The Solution
FT introduced a game-inspired threat modelling session, utilising the Elevation of Privilege card game. They adapted the method as follows:
- Each participating team prepared a system diagram in advance and nominated at least three members (including someone to observe and record).
- The session is introduced with intentional framing: this is not about blame or criticism, but about learning how the system works, where threats might materialise, and how to collaborate across roles.
- A “game board” is the system diagram; the facilitator presents cards from the EoP deck (e.g., “Spoofing: An attacker who gets a password can reuse it”). Participants explore where that scenario applies in their system architecture.
- The session encourages participation from all attendees, quieter members are given space, and builds trust so that teams feel comfortable sharing.
The Outcomes & Value
- Teams gained a deeper understanding of their systems, not just what components exist, but how attackers might exploit pathways and how different roles connect.

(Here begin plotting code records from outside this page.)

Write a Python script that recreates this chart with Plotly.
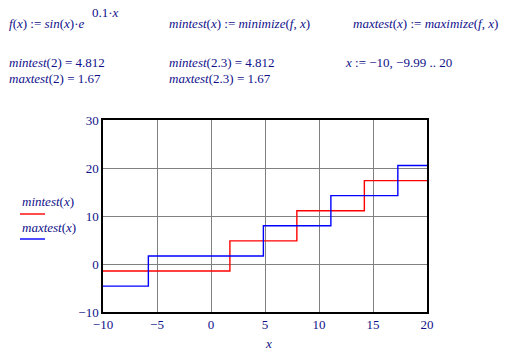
import plotly.graph_objects as go

# step data (x where each level starts, level value)
mintest_x = [-10, 1.75, 7.95, 14.2, 20]
mintest_y = [-1.471, 4.812, 11.095, 17.378, 17.378]
maxtest_x = [-10, -5.8, 4.85, 11.1, 17.3, 20]
maxtest_y = [-4.612, 1.671, 7.954, 14.237, 20.52, 20.52]

x_ticks = [-10, -5, 0, 5, 10, 15, 20]
y_ticks = [-10, 0, 10, 20, 30]

W, H = 511, 354
L, R, T, B = 103, 427, 120, 312
NAVY = "#10108a"
FONT = "Liberation Serif"


def px(x):
    return (x - L) / (R - L)


def py(y):
    return (B - y) / (B - T)


fig = go.Figure()
fig.add_trace(go.Scatter(x=mintest_x, y=mintest_y, mode="lines",
                         line=dict(color="#ff0000", width=1.4, shape="hv"),
                         showlegend=False, hoverinfo="skip"))
fig.add_trace(go.Scatter(x=maxtest_x, y=maxtest_y, mode="lines",
                         line=dict(color="#0000ff", width=1.4, shape="hv"),
                         showlegend=False, hoverinfo="skip"))

axis_common = dict(showgrid=True, gridcolor="#808080", gridwidth=1,
                   zeroline=False, showline=True, linecolor="black",
                   linewidth=1.5, mirror=True, ticks="",
                   tickfont=dict(family=FONT, size=13, color=NAVY))
fig.update_xaxes(range=[-10, 20], tickvals=x_ticks, **axis_common)
fig.update_yaxes(range=[-10, 30], tickvals=y_ticks, **axis_common)

texts = [
    (7, 23, "<i>f</i>(<i>x</i>) := <i>sin</i>(<i>x</i>)·<i>e</i>"),
    (90, 13, "0.1·<i>x</i>"),
    (167, 23, "<i>mintest</i>(<i>x</i>) := <i>minimize</i>(<i>f</i>, <i>x</i>)"),
    (351, 23, "<i>maxtest</i>(<i>x</i>) := <i>maximize</i>(<i>f</i>, <i>x</i>)"),
    (7, 62, "<i>mintest</i>(2) = 4.812"),
    (7, 78, "<i>maxtest</i>(2) = 1.67"),
    (167, 62, "<i>mintest</i>(2.3) = 4.812"),
    (167, 78, "<i>maxtest</i>(2.3) = 1.67"),
    (343, 62, "<i>x</i> := −10, −9.99 .. 20"),
    (20, 201, "<i>mintest</i>(<i>x</i>)"),
    (20, 227, "<i>maxtest</i>(<i>x</i>)"),
]
annotations = []
for x, y, t in texts:
    annotations.append(dict(x=px(x), y=py(y), xref="paper", yref="paper",
                            text=t, showarrow=False, xanchor="left",
                            yanchor="middle",
                            font=dict(family=FONT, size=13, color=NAVY)))
annotations.append(dict(x=px(268), y=py(343), xref="paper", yref="paper",
                        text="<i>x</i>", showarrow=False, xanchor="center",
                        yanchor="middle",
                        font=dict(family=FONT, size=13, color=NAVY)))

shapes = [
    dict(type="line", xref="paper", yref="paper", x0=px(20), x1=px(45),
         y0=py(214), y1=py(214), line=dict(color="#ff0000", width=1.4)),
    dict(type="line", xref="paper", yref="paper", x0=px(20), x1=px(45),
         y0=py(239), y1=py(239), line=dict(color="#0000ff", width=1.4)),
]

fig.update_layout(width=W, height=H,
                  margin=dict(l=L, r=W - R, t=T, b=H - B, pad=0),
                  paper_bgcolor="white", plot_bgcolor="white",
                  annotations=annotations, shapes=shapes,
                  showlegend=False)

fig.write_html("out.html")
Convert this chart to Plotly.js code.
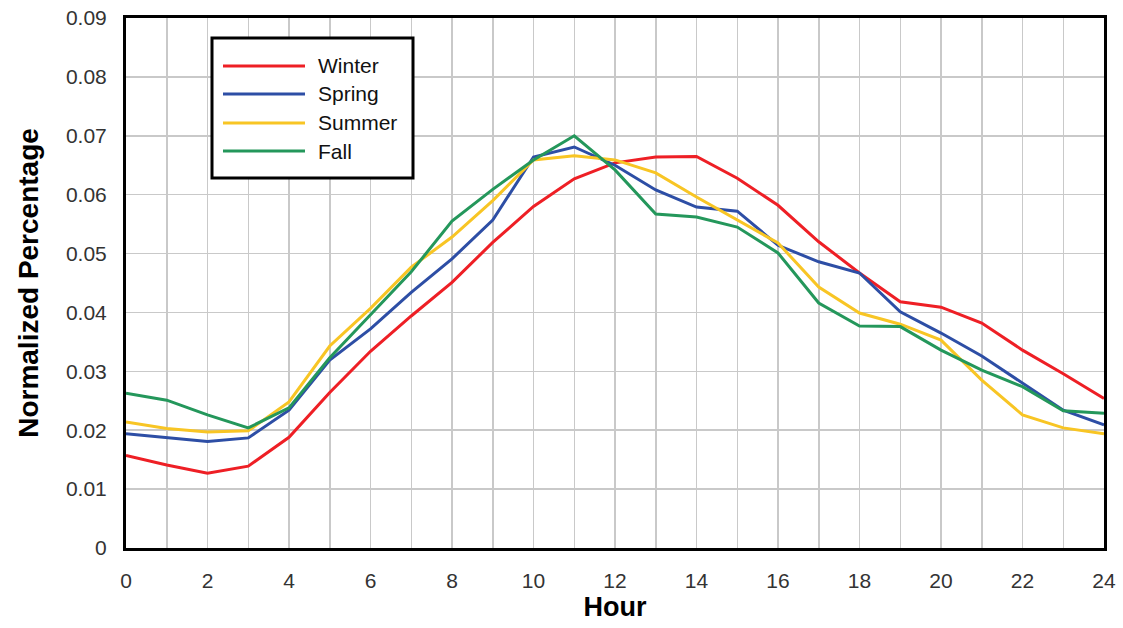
<!DOCTYPE html>
<html>
<head>
<meta charset="utf-8">
<script src="https://cdn.plot.ly/plotly-3.0.1.min.js"></script>
<style>html,body{margin:0;padding:0;background:#fff;}#chart{width:1123px;height:628px;}</style>
</head>
<body>
<div id="chart"></div>
<script>
const hours = [0,1,2,3,4,5,6,7,8,9,10,11,12,13,14,15,16,17,18,19,20,21,22,23,24];
const seriesNames = ["Winter", "Spring", "Summer", "Fall"];
const seriesColors = ["#ee1f25", "#2d4ea5", "#f8c524", "#24975b"];
const winter = [0.0157,0.0141,0.0127,0.0139,0.0188,0.0264,0.0334,0.0394,0.0451,0.0519,0.0580,0.0627,0.0654,0.0664,0.0665,0.0628,0.0582,0.0520,0.0467,0.0418,0.0409,0.0382,0.0336,0.0296,0.0254];
const spring = [0.0194,0.0187,0.0181,0.0187,0.0234,0.0319,0.0372,0.0434,0.0491,0.0557,0.0664,0.0681,0.0650,0.0608,0.0579,0.0572,0.0514,0.0486,0.0467,0.0401,0.0365,0.0326,0.0280,0.0234,0.0209];
const summer = [0.0214,0.0203,0.0197,0.0199,0.0248,0.0343,0.0407,0.0477,0.0528,0.0590,0.0659,0.0666,0.0659,0.0637,0.0596,0.0557,0.0518,0.0443,0.0399,0.0380,0.0353,0.0285,0.0226,0.0204,0.0194];
const fall   = [0.0263,0.0251,0.0226,0.0204,0.0238,0.0323,0.0396,0.0469,0.0555,0.0609,0.0659,0.0700,0.0642,0.0567,0.0562,0.0545,0.0501,0.0416,0.0377,0.0376,0.0336,0.0302,0.0274,0.0233,0.0229];
const seriesValues = [winter, spring, summer, fall];
const xTickVals = [0,2,4,6,8,10,12,14,16,18,20,22,24];
const yTickVals = [0,0.01,0.02,0.03,0.04,0.05,0.06,0.07,0.08,0.09];
const yTickText = ["0","0.01","0.02","0.03","0.04","0.05","0.06","0.07","0.08","0.09"];

const W = 1123, H = 628;
const M = {l: 126, r: 19, t: 18, b: 80};
const pw = W - M.l - M.r, ph = H - M.t - M.b;
const px = x => (x - M.l) / pw;
const py = y => (H - M.b - y) / ph;

const traces = seriesNames.map((n, i) => ({
  x: hours, y: seriesValues[i], name: n, type: 'scatter', mode: 'lines',
  line: {color: seriesColors[i], width: 3}, showlegend: false
}));

const shapes = [{
  type: 'rect', xref: 'paper', yref: 'paper',
  x0: px(212), x1: px(413), y0: py(178), y1: py(38),
  line: {color: '#000', width: 3}, fillcolor: '#fff', layer: 'above'
}];
const annotations = [];
const rowY = [66, 94, 123, 151];
seriesNames.forEach((n, i) => {
  shapes.push({type: 'line', xref: 'paper', yref: 'paper',
    x0: px(223), x1: px(305), y0: py(rowY[i]), y1: py(rowY[i]),
    line: {color: seriesColors[i], width: 3}, layer: 'above'});
  annotations.push({xref: 'paper', yref: 'paper', x: px(316), y: py(rowY[i]),
    xanchor: 'left', yanchor: 'middle', text: n, showarrow: false,
    font: {family: 'Liberation Sans, Arial, sans-serif', size: 21, color: '#111'}});
});

const gridColor = '#c9c9c9';
const layout = {
  width: W, height: H,
  margin: M,
  paper_bgcolor: '#fff', plot_bgcolor: '#fff',
  font: {family: 'Liberation Sans, Arial, sans-serif', color: '#222'},
  xaxis: {
    range: [0, 24], tickvals: xTickVals, ticks: '', showgrid: true,
    gridcolor: gridColor, gridwidth: 1.5,
    minor: {dtick: 1, showgrid: true, gridcolor: gridColor, gridwidth: 1.5},
    showline: true, linecolor: '#000', linewidth: 3, mirror: true,
    zeroline: false, tickfont: {size: 21, color: '#333'}, ticklabelstandoff: 12,
    title: {text: 'Hour', font: {size: 27, color: '#000', weight: 'bold'}, standoff: 4}
  },
  yaxis: {
    range: [0, 0.09], tickvals: yTickVals, ticktext: yTickText, ticks: '',
    showgrid: true, gridcolor: gridColor, gridwidth: 1.5,
    showline: true, linecolor: '#000', linewidth: 3, mirror: true,
    zeroline: false, tickfont: {size: 21, color: '#333'}, ticklabelstandoff: 12,
    title: {text: 'Normalized Percentage', font: {size: 28, color: '#000', weight: 'bold'}, standoff: 20}
  },
  shapes: shapes,
  annotations: annotations,
  showlegend: false
};
Plotly.newPlot('chart', traces, layout, {displayModeBar: false, staticPlot: true});
</script>
</body>
</html>
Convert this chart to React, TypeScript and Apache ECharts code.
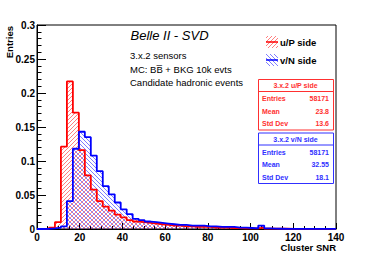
import { useEffect, useRef } from 'react';
import * as echarts from 'echarts';

// Histogram binning (50 bins from 0 to 140)
const X_MIN = 0;
const X_MAX = 140;
const BIN_WIDTH = 2.8;

// Normalised bin contents (Entries)
const uPSide = [
  0, 0.0005, 0.002, 0.01, 0.121, 0.217, 0.171, 0.116, 0.079, 0.058,
  0.041, 0.033, 0.027, 0.021, 0.017, 0.013, 0.011, 0.01, 0.009, 0.008,
  0.007, 0.006, 0.005, 0.005, 0.004, 0.004, 0.003, 0.003, 0.003, 0.002,
  0.002, 0.002, 0.0015, 0.0015, 0.001, 0.001, 0.001, 0.002, 0.0005, 0.0005,
  0.0004, 0.0004, 0.0003, 0.0003, 0.0003, 0.0002, 0.0002, 0.0002, 0.0001, 0.0001,
];
const vNSide = [
  0, 0.0003, 0.001, 0.002, 0.004, 0.041, 0.118, 0.143, 0.135, 0.108,
  0.085, 0.063, 0.051, 0.039, 0.029, 0.022, 0.015, 0.013, 0.011, 0.01,
  0.009, 0.008, 0.007, 0.006, 0.006, 0.005, 0.005, 0.005, 0.004, 0.004,
  0.003, 0.003, 0.003, 0.002, 0.002, 0.0015, 0.001, 0.005, 0.001, 0.0005,
  0.0004, 0.0003, 0.0003, 0.0003, 0.0002, 0.0002, 0.0002, 0.0001, 0.0001, 0.0001,
];

const seriesNames = ['u/P side', 'v/N side'];
const statTitles = ['3.x.2 u/P side', '3.x.2 v/N side'];
const statLabels = ['Entries', 'Mean', 'Std Dev'];
const uPStats = ['58171', '23.8', '13.6'];
const vNStats = ['58171', '32.55', '18.1'];
const headline = 'Belle II - SVD';
const infoLines = ['3.x.2 sensors', 'MC: BB\u0305 + BKG 10k evts', 'Candidate hadronic events'];
const xTitle = 'Cluster SNR';
const yTitle = 'Entries';

const FONT = '"Liberation Sans", Arial, Helvetica, sans-serif';

function hatchPattern(color: string, dir: 1 | -1) {
  const s = 4;
  const c = document.createElement('canvas');
  c.width = s;
  c.height = s;
  const ctx = c.getContext('2d')!;
  ctx.strokeStyle = color;
  ctx.lineWidth = 1;
  ctx.beginPath();
  for (const k of [-s, 0, s]) {
    if (dir === 1) {
      ctx.moveTo(k, s);
      ctx.lineTo(k + s, 0);
    } else {
      ctx.moveTo(k, 0);
      ctx.lineTo(k + s, s);
    }
  }
  ctx.stroke();
  return { image: c.toDataURL(), repeat: 'repeat', imageWidth: s, imageHeight: s } as any;
}

function toSteps(values: number[]) {
  const pts: number[][] = values.map((v, i) => [X_MIN + i * BIN_WIDTH, v]);
  pts.push([X_MAX, values[values.length - 1]]);
  return pts;
}

function statsBox(x: number, y: number, w: number, color: string, title: string, vals: string[]) {
  const children: any[] = [
    { type: 'rect', shape: { x: x + 0.5, y: y + 0.5, width: w, height: 50.5 }, style: { fill: '#fff', stroke: color, lineWidth: 1 } },
    { type: 'line', shape: { x1: x + 0.5, y1: y + 12.5, x2: x + w + 0.5, y2: y + 12.5 }, style: { stroke: color, lineWidth: 1 } },
    { type: 'text', style: { text: title, x: x + w / 2, y: y + 6.5, align: 'center', verticalAlign: 'middle', font: `bold 7px ${FONT}`, fill: color } },
  ];
  statLabels.forEach((lab, i) => {
    const yy = y + 19.5 + i * 12.5;
    children.push({ type: 'text', style: { text: lab, x: x + 4, y: yy, align: 'left', verticalAlign: 'middle', font: `bold 7px ${FONT}`, fill: color } });
    children.push({ type: 'text', style: { text: vals[i], x: x + w - 4, y: yy, align: 'right', verticalAlign: 'middle', font: `bold 7px ${FONT}`, fill: color } });
  });
  return children;
}

export default function App() {
  const ref = useRef<HTMLDivElement>(null);
  useEffect(() => {
    if (!ref.current) return;
    const chart = echarts.init(ref.current, null, { renderer: 'svg' });
    const redHatch = hatchPattern('rgba(255,0,0,0.5)', 1);
    const blueHatch = hatchPattern('rgba(0,0,255,0.5)', -1);

    const graphic: any[] = [
      { type: 'text', style: { text: headline, x: 130.5, y: 35.5, align: 'left', verticalAlign: 'middle', font: `italic 13px ${FONT}`, fill: '#000' } },
      ...infoLines.map((t, i) => ({
        type: 'text',
        style: { text: t, x: 130, y: 55.5 + i * 13.5, align: 'left', verticalAlign: 'middle', font: `9.5px ${FONT}`, fill: '#000' },
      })),
      // legend
      { type: 'rect', shape: { x: 266, y: 36, width: 12, height: 12 }, style: { fill: redHatch, stroke: 'none' } },
      { type: 'line', shape: { x1: 266, y1: 42, x2: 278, y2: 42 }, style: { stroke: '#ff0000', lineWidth: 1.5 } },
      { type: 'text', style: { text: seriesNames[0], x: 280, y: 42, align: 'left', verticalAlign: 'middle', font: `bold 9.5px ${FONT}`, fill: '#000' } },
      { type: 'rect', shape: { x: 266, y: 54, width: 12, height: 12 }, style: { fill: blueHatch, stroke: 'none' } },
      { type: 'line', shape: { x1: 266, y1: 60, x2: 278, y2: 60 }, style: { stroke: '#0000ff', lineWidth: 1.5 } },
      { type: 'text', style: { text: seriesNames[1], x: 280, y: 60, align: 'left', verticalAlign: 'middle', font: `bold 9.5px ${FONT}`, fill: '#000' } },
      // stats boxes
      ...statsBox(258, 79, 75, '#ff3030', statTitles[0], uPStats),
      ...statsBox(258, 132.5, 75, '#3030ff', statTitles[1], vNStats),
      // axis titles
      { type: 'text', style: { text: xTitle, x: 336, y: 247.5, align: 'right', verticalAlign: 'middle', font: `bold 9.5px ${FONT}`, fill: '#000' } },
      { type: 'text', rotation: Math.PI / 2, x: 9.5, y: 26, style: { text: yTitle, x: 0, y: 0, align: 'right', verticalAlign: 'middle', font: `bold 9.5px ${FONT}`, fill: '#000' } },
    ];

    chart.setOption({
      animation: false,
      backgroundColor: '#fff',
      grid: {
        left: 37, top: 25, width: 299, height: 204,
        show: true, borderColor: '#000', borderWidth: 1, backgroundColor: '#fff',
        containLabel: false, outerBoundsMode: 'none',
      },
      xAxis: {
        type: 'value', min: X_MIN, max: X_MAX, interval: 20,
        axisLine: { show: true, lineStyle: { color: '#000', width: 1 } },
        axisTick: { show: true, inside: true, length: 6, lineStyle: { color: '#000' } },
        minorTick: { show: true, splitNumber: 4, length: 3, lineStyle: { color: '#000' } },
        splitLine: { show: false },
        axisLabel: { color: '#000', fontFamily: FONT, fontWeight: 'bold', fontSize: 10, margin: 3, showMinLabel: true, showMaxLabel: true },
      },
      yAxis: {
        type: 'value', min: 0, max: 0.3, interval: 0.05,
        axisLine: { show: true, lineStyle: { color: '#000', width: 1 } },
        axisTick: { show: true, inside: true, length: 9, lineStyle: { color: '#000' } },
        minorTick: { show: true, splitNumber: 5, length: 4.5, lineStyle: { color: '#000' } },
        splitLine: { show: false },
        axisLabel: {
          color: '#000', fontFamily: FONT, fontWeight: 'bold', fontSize: 10, margin: 2,
          showMinLabel: true, showMaxLabel: true,
          formatter: (v: number) => String(+v.toFixed(2)),
        },
      },
      series: [
        {
          name: seriesNames[0], type: 'line', step: 'end', data: toSteps(uPSide),
          symbol: 'none', lineStyle: { color: '#ff0000', width: 1.8 }, itemStyle: { color: '#ff0000' },
          areaStyle: { color: redHatch, opacity: 1 }, clip: true,
        },
        {
          name: seriesNames[1], type: 'line', step: 'end', data: toSteps(vNSide),
          symbol: 'none', lineStyle: { color: '#0000ff', width: 1.8 }, itemStyle: { color: '#0000ff' },
          areaStyle: { color: blueHatch, opacity: 1 }, clip: true,
        },
      ],
      graphic,
    });
    return () => chart.dispose();
  }, []);
  return <div ref={ref} style={{ width: 374, height: 255, position: 'absolute', left: 0, top: 0 }} />;
}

FT reported that they were “learning more about the systems that teams build” and that relationships between security and engineering strengthened.
- Participation and dialogue improved: the game context made teams more willing to engage, ask questions, and contribute.
- The process produced concrete follow-up actions: session notes were converted into stories in their project tracking system (e.g., JIRA) so threats identified became real tickets and remediation work.
- The remote variation proved that even game-based threat modelling can be effective when teams are distributed, mitigating a key barrier for many organisations.
This case illustrates a compelling use-case for game-based threat modelling: the method helps teams break down siloes, engage in active thinking about threats, and convert insights into tangible security actions.
This case study is informed by the Financial Times’ own write-up of their threat modelling initiative.